***** Data lines
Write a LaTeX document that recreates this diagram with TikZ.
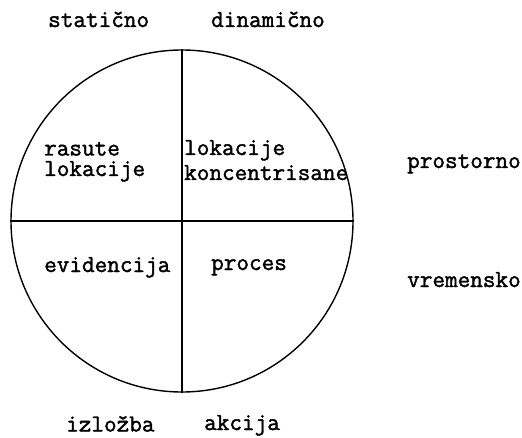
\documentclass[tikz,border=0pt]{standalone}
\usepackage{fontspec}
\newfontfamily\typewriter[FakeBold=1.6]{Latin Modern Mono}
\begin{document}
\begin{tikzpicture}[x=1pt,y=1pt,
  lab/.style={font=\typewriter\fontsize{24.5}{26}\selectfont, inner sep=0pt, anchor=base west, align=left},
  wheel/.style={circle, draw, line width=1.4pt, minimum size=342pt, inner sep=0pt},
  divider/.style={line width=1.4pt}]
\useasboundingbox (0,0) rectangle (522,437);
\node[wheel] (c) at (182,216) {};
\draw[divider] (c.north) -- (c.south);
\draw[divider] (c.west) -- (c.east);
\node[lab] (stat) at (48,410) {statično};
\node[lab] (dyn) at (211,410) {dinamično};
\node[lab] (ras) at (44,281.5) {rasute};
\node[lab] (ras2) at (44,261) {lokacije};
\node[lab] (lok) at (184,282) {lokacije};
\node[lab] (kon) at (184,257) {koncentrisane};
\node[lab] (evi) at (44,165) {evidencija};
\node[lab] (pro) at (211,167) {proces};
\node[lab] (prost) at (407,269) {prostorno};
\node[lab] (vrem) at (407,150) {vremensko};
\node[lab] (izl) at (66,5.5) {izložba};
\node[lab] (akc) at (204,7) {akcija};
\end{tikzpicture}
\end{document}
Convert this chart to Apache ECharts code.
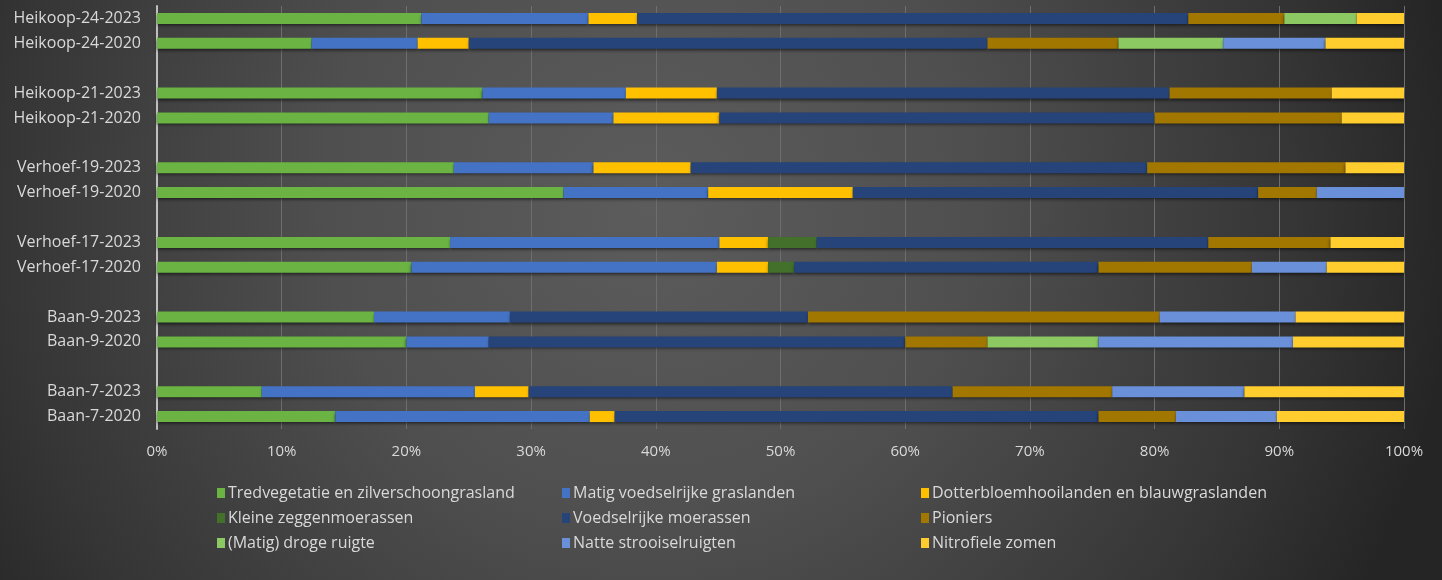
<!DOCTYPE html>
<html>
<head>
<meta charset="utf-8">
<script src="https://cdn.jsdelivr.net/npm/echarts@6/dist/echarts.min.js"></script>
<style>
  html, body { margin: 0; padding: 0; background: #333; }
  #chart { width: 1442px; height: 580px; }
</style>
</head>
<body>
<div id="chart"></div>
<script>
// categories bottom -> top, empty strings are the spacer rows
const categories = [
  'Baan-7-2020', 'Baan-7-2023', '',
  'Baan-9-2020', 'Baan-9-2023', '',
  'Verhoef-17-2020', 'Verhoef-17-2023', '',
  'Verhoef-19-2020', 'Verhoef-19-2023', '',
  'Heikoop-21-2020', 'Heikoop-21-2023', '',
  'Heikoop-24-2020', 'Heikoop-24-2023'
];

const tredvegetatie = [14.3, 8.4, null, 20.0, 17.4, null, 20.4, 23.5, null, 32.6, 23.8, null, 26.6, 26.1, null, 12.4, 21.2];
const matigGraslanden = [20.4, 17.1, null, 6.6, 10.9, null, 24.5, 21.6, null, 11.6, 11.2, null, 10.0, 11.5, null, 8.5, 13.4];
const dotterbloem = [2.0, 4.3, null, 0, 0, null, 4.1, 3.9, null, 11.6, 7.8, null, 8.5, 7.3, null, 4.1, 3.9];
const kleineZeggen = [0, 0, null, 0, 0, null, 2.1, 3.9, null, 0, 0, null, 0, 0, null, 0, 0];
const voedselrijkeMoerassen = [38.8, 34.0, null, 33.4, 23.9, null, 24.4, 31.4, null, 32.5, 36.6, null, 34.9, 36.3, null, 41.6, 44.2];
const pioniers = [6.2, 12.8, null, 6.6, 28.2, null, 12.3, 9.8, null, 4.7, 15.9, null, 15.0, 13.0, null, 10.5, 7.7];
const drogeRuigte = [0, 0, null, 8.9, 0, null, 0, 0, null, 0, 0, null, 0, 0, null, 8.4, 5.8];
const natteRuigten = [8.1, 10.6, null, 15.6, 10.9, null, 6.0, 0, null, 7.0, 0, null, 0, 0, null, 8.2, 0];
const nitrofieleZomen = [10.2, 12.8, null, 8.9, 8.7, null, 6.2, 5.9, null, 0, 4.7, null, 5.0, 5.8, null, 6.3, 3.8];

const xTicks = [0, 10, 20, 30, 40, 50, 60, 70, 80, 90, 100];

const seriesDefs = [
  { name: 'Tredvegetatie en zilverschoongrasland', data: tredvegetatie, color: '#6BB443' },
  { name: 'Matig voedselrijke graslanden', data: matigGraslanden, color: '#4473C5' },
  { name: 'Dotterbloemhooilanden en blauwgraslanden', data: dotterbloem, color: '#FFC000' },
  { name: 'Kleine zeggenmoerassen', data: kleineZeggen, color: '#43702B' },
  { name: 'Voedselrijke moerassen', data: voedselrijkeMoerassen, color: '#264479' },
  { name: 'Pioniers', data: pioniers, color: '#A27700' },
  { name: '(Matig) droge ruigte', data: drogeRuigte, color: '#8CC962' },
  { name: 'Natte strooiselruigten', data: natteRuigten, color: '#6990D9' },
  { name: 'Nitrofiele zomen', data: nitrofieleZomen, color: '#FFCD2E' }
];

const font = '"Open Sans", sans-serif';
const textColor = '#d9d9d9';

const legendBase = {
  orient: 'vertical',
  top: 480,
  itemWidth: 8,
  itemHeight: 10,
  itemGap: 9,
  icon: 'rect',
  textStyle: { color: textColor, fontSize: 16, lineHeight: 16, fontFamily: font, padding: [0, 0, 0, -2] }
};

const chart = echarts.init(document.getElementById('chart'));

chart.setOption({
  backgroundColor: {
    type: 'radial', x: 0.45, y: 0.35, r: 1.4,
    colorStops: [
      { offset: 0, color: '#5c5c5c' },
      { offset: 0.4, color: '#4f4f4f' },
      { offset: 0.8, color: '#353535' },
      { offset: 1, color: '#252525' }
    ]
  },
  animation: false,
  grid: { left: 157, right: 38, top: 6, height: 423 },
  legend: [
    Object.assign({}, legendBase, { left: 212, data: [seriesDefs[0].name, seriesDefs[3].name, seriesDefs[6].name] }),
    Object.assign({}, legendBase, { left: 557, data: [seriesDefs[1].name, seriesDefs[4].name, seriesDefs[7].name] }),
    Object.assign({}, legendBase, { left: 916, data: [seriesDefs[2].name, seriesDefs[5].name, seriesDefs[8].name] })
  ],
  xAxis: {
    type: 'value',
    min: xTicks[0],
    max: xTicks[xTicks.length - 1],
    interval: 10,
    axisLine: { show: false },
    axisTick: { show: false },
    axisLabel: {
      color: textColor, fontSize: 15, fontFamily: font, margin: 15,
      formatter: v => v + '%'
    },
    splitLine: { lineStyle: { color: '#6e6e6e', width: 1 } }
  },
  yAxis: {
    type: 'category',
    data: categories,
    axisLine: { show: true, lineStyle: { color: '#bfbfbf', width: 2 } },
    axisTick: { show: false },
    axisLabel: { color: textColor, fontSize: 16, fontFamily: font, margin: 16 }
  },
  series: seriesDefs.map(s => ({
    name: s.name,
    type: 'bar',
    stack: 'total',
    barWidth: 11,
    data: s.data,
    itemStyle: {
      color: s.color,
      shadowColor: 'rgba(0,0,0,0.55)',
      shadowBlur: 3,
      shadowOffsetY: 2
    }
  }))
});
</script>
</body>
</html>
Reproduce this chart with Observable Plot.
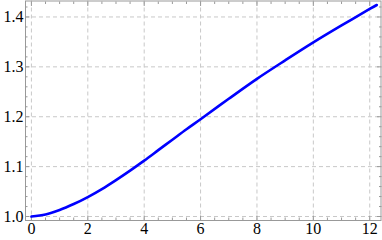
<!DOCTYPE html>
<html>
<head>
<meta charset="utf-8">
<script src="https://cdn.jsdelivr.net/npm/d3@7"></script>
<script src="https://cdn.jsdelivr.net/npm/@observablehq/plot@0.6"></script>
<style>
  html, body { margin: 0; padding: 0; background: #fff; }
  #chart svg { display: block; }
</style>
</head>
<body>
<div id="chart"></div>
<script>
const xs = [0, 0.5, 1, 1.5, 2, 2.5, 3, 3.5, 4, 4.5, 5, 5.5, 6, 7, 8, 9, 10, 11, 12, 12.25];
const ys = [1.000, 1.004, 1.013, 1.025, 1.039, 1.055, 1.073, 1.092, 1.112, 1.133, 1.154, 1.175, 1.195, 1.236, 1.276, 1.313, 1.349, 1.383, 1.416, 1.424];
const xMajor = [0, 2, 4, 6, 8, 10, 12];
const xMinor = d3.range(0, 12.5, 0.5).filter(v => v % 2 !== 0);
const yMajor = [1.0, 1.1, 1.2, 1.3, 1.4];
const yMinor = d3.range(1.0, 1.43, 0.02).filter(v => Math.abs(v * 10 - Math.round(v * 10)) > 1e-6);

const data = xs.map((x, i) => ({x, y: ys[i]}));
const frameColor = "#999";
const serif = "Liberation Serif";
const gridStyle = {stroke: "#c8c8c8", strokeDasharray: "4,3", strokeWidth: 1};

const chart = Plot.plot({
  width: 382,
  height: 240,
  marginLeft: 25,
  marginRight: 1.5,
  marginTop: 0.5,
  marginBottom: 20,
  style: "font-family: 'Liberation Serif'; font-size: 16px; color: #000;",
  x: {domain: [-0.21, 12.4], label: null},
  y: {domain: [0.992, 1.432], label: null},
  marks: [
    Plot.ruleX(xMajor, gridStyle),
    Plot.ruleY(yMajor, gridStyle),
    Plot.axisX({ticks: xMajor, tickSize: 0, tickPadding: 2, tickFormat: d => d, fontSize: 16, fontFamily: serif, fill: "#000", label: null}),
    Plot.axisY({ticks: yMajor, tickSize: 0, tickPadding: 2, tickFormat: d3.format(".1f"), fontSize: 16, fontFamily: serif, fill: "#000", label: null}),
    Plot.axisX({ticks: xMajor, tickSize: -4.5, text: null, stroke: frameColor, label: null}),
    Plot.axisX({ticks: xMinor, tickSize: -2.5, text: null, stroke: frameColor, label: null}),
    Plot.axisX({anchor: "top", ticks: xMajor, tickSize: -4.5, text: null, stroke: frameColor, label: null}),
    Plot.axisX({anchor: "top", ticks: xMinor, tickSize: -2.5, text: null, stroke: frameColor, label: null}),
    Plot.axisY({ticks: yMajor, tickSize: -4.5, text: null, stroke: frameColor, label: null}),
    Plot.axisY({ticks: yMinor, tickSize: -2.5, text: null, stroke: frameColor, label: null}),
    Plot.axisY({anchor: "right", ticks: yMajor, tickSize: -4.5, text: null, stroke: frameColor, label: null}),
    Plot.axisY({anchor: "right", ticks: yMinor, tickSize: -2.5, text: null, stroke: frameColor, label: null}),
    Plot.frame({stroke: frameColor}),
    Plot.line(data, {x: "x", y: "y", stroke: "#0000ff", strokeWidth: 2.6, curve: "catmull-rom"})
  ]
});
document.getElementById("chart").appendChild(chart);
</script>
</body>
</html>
**********
**Instruction**. Take every line from the data above that holds "with" and copy it out.

**Result for this task**.
Write a LaTeX document that recreates this diagram with TikZ.
Reproduce this chart with Observable Plot.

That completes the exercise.